Now that you have the history, some facts and figures

  • Orbiting time: 97 minutes
  • Average speed: 27,200 km/h
  • Dimensions: 13.2m long, 4.2m wide at its widest point.
  • Weight: 24000 lbs
  • Main mirror diameter: 2.4 m (by comparison the largest earth based telescopes have mirrors with diameters of the order of 8 m)
  • Cost: $1.5 billion to build and launch, yearly budget since deployment around $230-250 million.
  • Distance travelled since launch: over 1.5 billion miles
  • Initial altitude: 600 km
  • Data acquired: Over 8 terabytes, delivering between 10 and 15 gigabytes per day.
  • Observations made: over 330 thousand
  • Power Supply: 2 2.4 x 12.1 m solar panels, providing around 3000W of power each. Hubble is equipped with NiMH batteries for when it is in the earth's shadow.

Hubble was not just revolutionary in terms of the incredible quality of its observations. Many new techniques were pioneered during its conception. The 4 servicing missions have seen the use of many new tools and have a number of firsts to the their name, for example the Pistol Grip Tool, which was the fist cordless power tool used in space or the first use of a computer-controlled space tool, the Power Ratchet Tool. The solar panels are the largest structure ever replaced in space. Its design is modular, allowing components to be easily changed by astronauts. This modularity has allowed Hubble to remain at the cutting edge of observing technology.

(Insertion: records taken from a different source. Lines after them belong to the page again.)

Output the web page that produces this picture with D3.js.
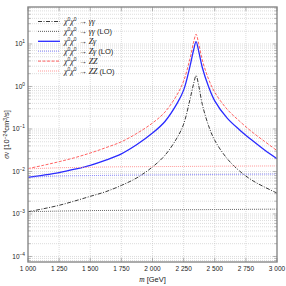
<!DOCTYPE html>
<html lang="en">
<head>
<meta charset="UTF-8" />
<title>sigma v vs m</title>
<script src="https://cdn.jsdelivr.net/npm/d3@7"></script>
<style>
  body { margin: 0; background: #fff; }
  svg { display: block; }
  .tick-label { font: 6.5px "Liberation Sans", Arial, sans-serif; fill: #222; }
  .math { font-family: "Liberation Serif", "DejaVu Serif", serif; font-style: italic; }
</style>
</head>
<body>
<svg width="286" height="286"></svg>
<script>
// ---- data ----
const massFull = [1000, 1125, 1250, 1375, 1500, 1625, 1750, 1875, 2000, 2100, 2200, 2250, 2300, 2330, 2350, 2370, 2400, 2450, 2500, 2600, 2700, 2800, 2900, 3000];
const sigmaGG  = [0.00113, 0.00133, 0.0016, 0.00202, 0.0026, 0.00335, 0.0047, 0.0071, 0.0128, 0.024, 0.064, 0.13, 0.48, 1.15, 1.8, 1.1, 0.38, 0.12, 0.054, 0.020, 0.0102, 0.0062, 0.0043, 0.0031];
const sigmaZG  = [0.0073, 0.0082, 0.0094, 0.0113, 0.0140, 0.0185, 0.026, 0.043, 0.080, 0.15, 0.41, 0.82, 2.9, 7.2, 11.3, 7.0, 2.8, 1.0, 0.46, 0.18, 0.095, 0.054, 0.032, 0.020];
const sigmaZZ  = [0.0117, 0.0140, 0.0170, 0.0211, 0.0272, 0.0363, 0.050, 0.079, 0.138, 0.25, 0.66, 1.35, 4.4, 11, 17, 10.5, 4.2, 1.5, 0.73, 0.29, 0.152, 0.085, 0.051, 0.031];

const massLO   = [1000, 1250, 1500, 1750, 2000, 2500, 3000];
const sigmaGGlo = [0.00113, 0.00117, 0.0012, 0.00122, 0.00124, 0.00127, 0.0013];
const sigmaZGlo = [0.0073, 0.0078, 0.008, 0.0082, 0.0083, 0.0085, 0.0087];
const sigmaZZlo = [0.0115, 0.0122, 0.0126, 0.0129, 0.013, 0.0133, 0.0135];

const xTicks = [1000, 1250, 1500, 1750, 2000, 2250, 2500, 2750, 3000];
const yDecades = [-4, -3, -2, -1, 0, 1];

const series = [
  { label: "\u2192 \u03b3\u03b3", lo: false, x: massFull, y: sigmaGG,   color: "#222",    width: 0.9, dash: "4,1.5,1,1.5" },
  { label: "\u2192 \u03b3\u03b3", lo: true,  x: massLO,   y: sigmaGGlo, color: "#555",    width: 0.9, dash: "1,1" },
  { label: "\u2192 Z\u03b3",      lo: false, x: massFull, y: sigmaZG,   color: "#2a2aff", width: 1.3, dash: null },
  { label: "\u2192 Z\u03b3",      lo: true,  x: massLO,   y: sigmaZGlo, color: "#8080ff", width: 0.9, dash: "1,1" },
  { label: "\u2192 ZZ",           lo: false, x: massFull, y: sigmaZZ,   color: "#ff5050", width: 0.9, dash: "3,1.5" },
  { label: "\u2192 ZZ",           lo: true,  x: massLO,   y: sigmaZZlo, color: "#ff9a9a", width: 1, dash: "1,1" }
];

// ---- layout ----
const svg = d3.select("svg");
const pLeft = 28, pRight = 277, pTop = 7, pBottom = 262;

const x = d3.scaleLinear().domain([1000, 3000]).range([pLeft, pRight]);
const y = d3.scaleLog().domain([Math.pow(10, -4.13), Math.pow(10, 1.87)]).range([pBottom, pTop]);

const g = svg.append("g");

// grid: horizontal at every log tick, vertical at x ticks
const minorVals = [];
[-5].concat(yDecades).forEach(k => {
  for (let i = 1; i <= 9; i++) {
    const v = i * Math.pow(10, k);
    if (v >= y.domain()[0] && v <= y.domain()[1]) minorVals.push(v);
  }
});

g.selectAll(".hgrid").data(minorVals).enter().append("line")
  .attr("x1", pLeft).attr("x2", pRight)
  .attr("y1", d => y(d)).attr("y2", d => y(d))
  .attr("stroke", "#c4c4c4").attr("stroke-width", 0.6).attr("stroke-dasharray", "1,1");

g.selectAll(".vgrid").data(xTicks.slice(1, -1)).enter().append("line")
  .attr("x1", d => x(d)).attr("x2", d => x(d))
  .attr("y1", pTop).attr("y2", pBottom)
  .attr("stroke", "#c4c4c4").attr("stroke-width", 0.6).attr("stroke-dasharray", "1,1");

// ticks inside the frame
const tickColor = "#888";
minorVals.forEach(v => {
  const major = Math.abs(Math.log10(v) - Math.round(Math.log10(v))) < 1e-9;
  const len = major ? 4 : 2.5;
  g.append("line").attr("x1", pLeft).attr("x2", pLeft + len).attr("y1", y(v)).attr("y2", y(v))
    .attr("stroke", tickColor).attr("stroke-width", 0.6);
  g.append("line").attr("x1", pRight).attr("x2", pRight - len).attr("y1", y(v)).attr("y2", y(v))
    .attr("stroke", tickColor).attr("stroke-width", 0.6);
});
xTicks.forEach(v => {
  g.append("line").attr("x1", x(v)).attr("x2", x(v)).attr("y1", pBottom).attr("y2", pBottom - 4)
    .attr("stroke", tickColor).attr("stroke-width", 0.6);
  g.append("line").attr("x1", x(v)).attr("x2", x(v)).attr("y1", pTop).attr("y2", pTop + 4)
    .attr("stroke", tickColor).attr("stroke-width", 0.6);
});

// curves
const line = d3.line()
  .x(d => x(d[0]))
  .y(d => y(d[1]))
  .curve(d3.curveCatmullRom.alpha(0.5));

series.forEach(s => {
  const pts = s.x.map((m, i) => [m, s.y[i]]);
  g.append("path")
    .attr("d", line(pts))
    .attr("fill", "none")
    .attr("stroke", s.color)
    .attr("stroke-width", s.width)
    .attr("stroke-dasharray", s.dash);
});

// frame
g.append("rect")
  .attr("x", pLeft).attr("y", pTop)
  .attr("width", pRight - pLeft).attr("height", pBottom - pTop)
  .attr("fill", "none").attr("stroke", "#888").attr("stroke-width", 1.4);

// x tick labels
g.selectAll(".xl").data(xTicks).enter().append("text")
  .attr("class", "tick-label")
  .attr("x", d => x(d)).attr("y", 271)
  .attr("text-anchor", "middle")
  .text(d => d3.format(",")(d).replace(",", " "));

// y tick labels 10^k
yDecades.forEach(k => {
  const t = g.append("text").attr("class", "tick-label")
    .attr("x", 25).attr("y", y(Math.pow(10, k)) + 2.5)
    .attr("text-anchor", "end");
  t.append("tspan").text("10");
  t.append("tspan").attr("dy", -3).attr("font-size", "4.8px").text((k < 0 ? "\u2212" : "") + Math.abs(k));
});

// axis titles
const xt = g.append("text").attr("x", (pLeft + pRight) / 2).attr("y", 282)
  .attr("text-anchor", "middle").attr("font-size", "7.5px").attr("fill", "#222")
  .attr("font-family", "Liberation Sans, Arial, sans-serif");
xt.append("tspan").attr("class", "math").text("m");
xt.append("tspan").text(" [GeV]");

const yt = g.append("text")
  .attr("transform", `translate(9,${(pTop + pBottom) / 2}) rotate(-90)`)
  .attr("text-anchor", "middle").attr("font-size", "7.5px").attr("fill", "#222")
  .attr("font-family", "Liberation Sans, Arial, sans-serif");
yt.append("tspan").attr("class", "math").text("\u03c3v");
yt.append("tspan").text(" [10");
yt.append("tspan").attr("dy", -2.5).attr("font-size", "5px").text("\u221224");
yt.append("tspan").attr("dy", 2.5).text("cm");
yt.append("tspan").attr("dy", -2.5).attr("font-size", "5px").text("3");
yt.append("tspan").attr("dy", 2.5).text("/s]");

// legend
const legY0 = 21.5, legStep = 9.9;
series.forEach((s, i) => {
  const ly = legY0 + i * legStep;
  g.append("line")
    .attr("x1", 38).attr("x2", 60).attr("y1", ly).attr("y2", ly)
    .attr("stroke", s.color).attr("stroke-width", s.width)
    .attr("stroke-dasharray", s.dash);
  const t = g.append("text").attr("x", 64).attr("y", ly + 2.5)
    .attr("font-size", "8px").attr("fill", "#222")
    .attr("font-family", "Liberation Sans, Arial, sans-serif");
  t.append("tspan").attr("class", "math").text("\u03c7");
  t.append("tspan").attr("dy", -3).attr("font-size", "5px").text("0");
  t.append("tspan").attr("dy", 3).attr("class", "math").text("\u03c7");
  t.append("tspan").attr("dy", -3).attr("font-size", "5px").text("0");
  t.append("tspan").attr("dy", 3).attr("class", "math").text(" " + s.label);
  if (s.lo) t.append("tspan").attr("font-size", "7.5px").text(" (LO)");
});
</script>
</body>
</html>
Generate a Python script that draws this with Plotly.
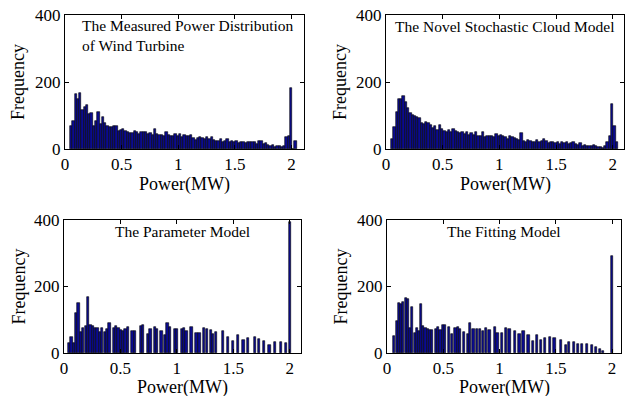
import plotly.graph_objects as go

W, H = 625, 396
FONT = "Liberation Serif"

# ---------------- data ----------------
# Measured power distribution (bins of 0.02 MW starting at 0.055 MW)
measured_start = 0.055
measured_step = 0.02
measured = [70, 85, 165, 150, 168, 115, 125, 130, 105, 108,
            70, 85, 110, 75, 95, 78, 68, 67, 65, 68,
            68, 55, 58, 60, 55, 50, 48, 48, 55, 50,
            45, 52, 50, 52, 45, 48, 42, 60, 45, 42,
            42, 40, 50, 42, 40, 40, 45, 40, 45, 35,
            42, 38, 40, 42, 32, 28, 32, 35, 32, 30,
            35, 30, 35, 28, 25, 25, 30, 22, 25, 30,
            22, 25, 22, 25, 18, 20, 22, 18, 20, 20,
            20, 22, 15, 25, 25, 15, 18, 12, 10, 12,
            5, 10, 8, 5, 8, 35, 40, 183, 0, 25]

# Novel stochastic cloud model (bins of 0.02 MW starting at 0.055 MW)
cloud_start = 0.055
cloud_step = 0.02
cloud = [30, 65, 110, 150, 148, 158, 140, 122, 108, 103,
         98, 96, 92, 78, 75, 80, 78, 72, 62, 68,
         58, 72, 60, 55, 52, 58, 50, 60, 55, 52,
         48, 52, 45, 50, 42, 48, 42, 50, 40, 38,
         50, 35, 40, 38, 40, 35, 45, 40, 42, 38,
         35, 30, 38, 35, 32, 30, 28, 48, 25, 22,
         28, 25, 20, 22, 28, 22, 25, 30, 25, 18,
         22, 20, 18, 22, 15, 20, 18, 22, 15, 18,
         20, 15, 12, 18, 10, 12, 8, 10, 8, 12,
         10, 5, 5, 3, 8, 20, 40, 135, 68, 20]

# Parameter model
param_x = [0.045, 0.066, 0.087, 0.108, 0.129, 0.150, 0.171, 0.192, 0.213, 0.234,
           0.255, 0.276, 0.297, 0.318, 0.339, 0.360, 0.381, 0.402, 0.440, 0.461,
           0.482, 0.503, 0.524, 0.545, 0.566, 0.606, 0.627, 0.680, 0.700, 0.745,
           0.766, 0.805, 0.826, 0.864, 0.897, 0.917, 0.938, 0.982, 1.003, 1.044,
           1.062, 1.086, 1.130, 1.174, 1.200, 1.240, 1.270, 1.300, 1.320, 1.350,
           1.410, 1.450, 1.500, 1.540, 1.590, 1.630, 1.690, 1.730, 1.770, 1.820,
           1.870, 1.920, 1.970, 2.000]
param_y = [31, 49, 31, 119, 149, 64, 74, 82, 167, 83,
           81, 74, 74, 64, 74, 64, 71, 89, 74, 82,
           74, 69, 66, 71, 79, 67, 67, 82, 84, 56,
           72, 78, 72, 66, 54, 89, 79, 71, 72, 72,
           74, 67, 79, 61, 59, 74, 73, 69, 56, 64,
           67, 48, 36, 55, 39, 46, 47, 42, 36, 24,
           32, 33, 31, 394]

# Fitting model
fit_x = [0.065, 0.086, 0.104, 0.124, 0.145, 0.166, 0.186, 0.204, 0.225, 0.246,
         0.266, 0.284, 0.302, 0.322, 0.343, 0.364, 0.385, 0.402, 0.435, 0.456,
         0.476, 0.497, 0.518, 0.553, 0.577, 0.609, 0.630, 0.651, 0.686, 0.722,
         0.740, 0.769, 0.799, 0.828, 0.852, 0.882, 0.911, 0.962, 0.982, 1.021,
         1.059, 1.089, 1.139, 1.178, 1.213, 1.257, 1.296, 1.331, 1.367, 1.405,
         1.450, 1.488, 1.544, 1.590, 1.621, 1.663, 1.701, 1.731, 1.775, 1.820,
         1.858, 1.893, 1.923, 1.997]
fit_y = [51, 96, 149, 146, 154, 164, 161, 74, 139, 59,
         74, 67, 147, 82, 75, 71, 69, 69, 72, 79,
         69, 84, 84, 79, 56, 74, 79, 71, 64, 56,
         89, 71, 73, 71, 67, 74, 69, 79, 59, 61,
         74, 72, 67, 57, 66, 54, 37, 54, 39, 45,
         47, 44, 39, 24, 34, 34, 26, 26, 27, 24,
         17, 11, 7, 292]

titles = ["The Measured Power Distribution<br>of Wind Turbine",
          "The Novel Stochastic Cloud Model",
          "The Parameter Model",
          "The Fitting Model"]
x_ticks = [0, 0.5, 1, 1.5, 2]
x_ticklabels = ["0", "0.5", "1", "1.5", "2"]
y_ticks = [0, 200, 400]
x_title = "Power(MW)"
y_title = "Frequency"

# ---------------- layout geometry (pixels) ----------------
# (left, right, top, bottom, xmax)
boxes = [(65, 304, 15, 149, 2.11),
         (386, 624, 15, 149, 2.10),
         (64, 301, 220, 353, 2.10),
         (387, 621, 220, 353, 2.08)]

BAR_FILL = "#0b0b8f"
EDGE = dict(color="black", width=0.6)

fig = go.Figure()
fig.add_trace(go.Bar(y=measured, x0=measured_start, dx=measured_step,
                     width=measured_step, marker=dict(color=BAR_FILL, line=EDGE),
                     xaxis="x", yaxis="y", showlegend=False))
fig.add_trace(go.Bar(y=cloud, x0=cloud_start, dx=cloud_step,
                     width=cloud_step, marker=dict(color=BAR_FILL, line=EDGE),
                     xaxis="x2", yaxis="y2", showlegend=False))
fig.add_trace(go.Bar(x=param_x, y=param_y, width=0.02,
                     marker=dict(color=BAR_FILL, line=EDGE),
                     xaxis="x3", yaxis="y3", showlegend=False))
fig.add_trace(go.Bar(x=fit_x, y=fit_y, width=0.02,
                     marker=dict(color=BAR_FILL, line=EDGE),
                     xaxis="x4", yaxis="y4", showlegend=False))

layout = dict(width=W, height=H, margin=dict(l=0, r=0, t=0, b=0),
              paper_bgcolor="white", plot_bgcolor="white",
              font=dict(family=FONT, color="black", size=17),
              bargap=0, showlegend=False)

for i, (l, r, t, b, xmax) in enumerate(boxes):
    s = "" if i == 0 else str(i + 1)
    layout["xaxis" + s] = dict(
        domain=[l / W, r / W], anchor="y" + s, range=[0, xmax],
        tickvals=x_ticks, ticktext=x_ticklabels, ticks="inside", ticklen=4,
        tickcolor="black", showline=True, linecolor="black", linewidth=1,
        mirror="ticks", showgrid=False, zeroline=False, automargin=False,
        tickfont=dict(size=17, family=FONT))
    layout["yaxis" + s] = dict(
        domain=[(H - b) / H, (H - t) / H], anchor="x" + s, range=[0, 400],
        tickvals=y_ticks, ticks="inside", ticklen=4, tickcolor="black",
        showline=True, linecolor="black", linewidth=1, mirror="ticks",
        showgrid=False, zeroline=False, automargin=False,
        tickfont=dict(size=17, family=FONT))

fig.update_layout(**layout)

# axis titles (placed as annotations so they are not clipped by zero margins)
for i, (l, r, t, b, xmax) in enumerate(boxes):
    xt_y = 184.5 if i < 2 else 387.5
    fig.add_annotation(text=x_title, xref="paper", yref="paper",
                       x=(l + r) / 2 / W, y=(H - xt_y) / H,
                       xanchor="center", yanchor="middle", showarrow=False,
                       borderpad=0,
                       font=dict(size=18, family=FONT, color="black"))
    yt_x = 18 if i % 2 == 0 else 340
    fig.add_annotation(text=y_title, xref="paper", yref="paper",
                       x=yt_x / W, y=(H - (t + b) / 2) / H, textangle=-90,
                       xanchor="center", yanchor="middle", showarrow=False,
                       font=dict(size=18, family=FONT, color="black"))

# in-plot titles
fig.add_annotation(text=titles[0], xref="paper", yref="paper",
                   x=80 / W, y=(H - 15) / H, xanchor="left", yanchor="top",
                   align="left", showarrow=False,
                   font=dict(size=15.5, family=FONT, color="black"))
for i, (cx, ty) in zip([1, 2, 3], [(505, 16), (182, 221), (504, 221)]):
    fig.add_annotation(text=titles[i], xref="paper", yref="paper",
                       x=cx / W, y=(H - ty) / H, xanchor="center", yanchor="top",
                       showarrow=False,
                       font=dict(size=15.5, family=FONT, color="black"))

fig.write_html("out.html")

Hubble has 5 instruments on board:

A telescope that needs glasses?

Almost everyone knows that when Hubble was launched its mirror had a defect that made Hubble "short-sighted". Hubble's main mirror actually had what is known as a spherical aberration, caused by a malfunction of the device used to measure the surface of the mirror while it was being polished. Hubble still bettered ground-based telescopes in many ways. In 1993 the Corrective Optics Space Telescope Axial Replacement (COSTAR) was installed, restoring the telescope's imaging capabilities. After 2005's servicing mission, each instrument will include an internal correction device derived from COSTAR, allowing COSTAR to be removed.

The Future of Hubble

Over the past 12 years Hubble has provided astronomers with invaluable data and produced a myriad of stunning pictures with never before seen clarity and sharpness. 2010 is the end of Hubble's planned life. At that date it could be brought back down to earth, end its life as a fireball or possibly be moved back to a higher orbit. What will take its place in the skies? The James Webb Space Telescope is expected to be launched around 2010 to take Hubble's place (although its focus is not on the visible part of the spectrum). With a primary mirror diameter 2.5 times greater than Hubble's, and operating further away from earth it will be ideally placed to continue observing the skies, with a cost just one third of Hubble's.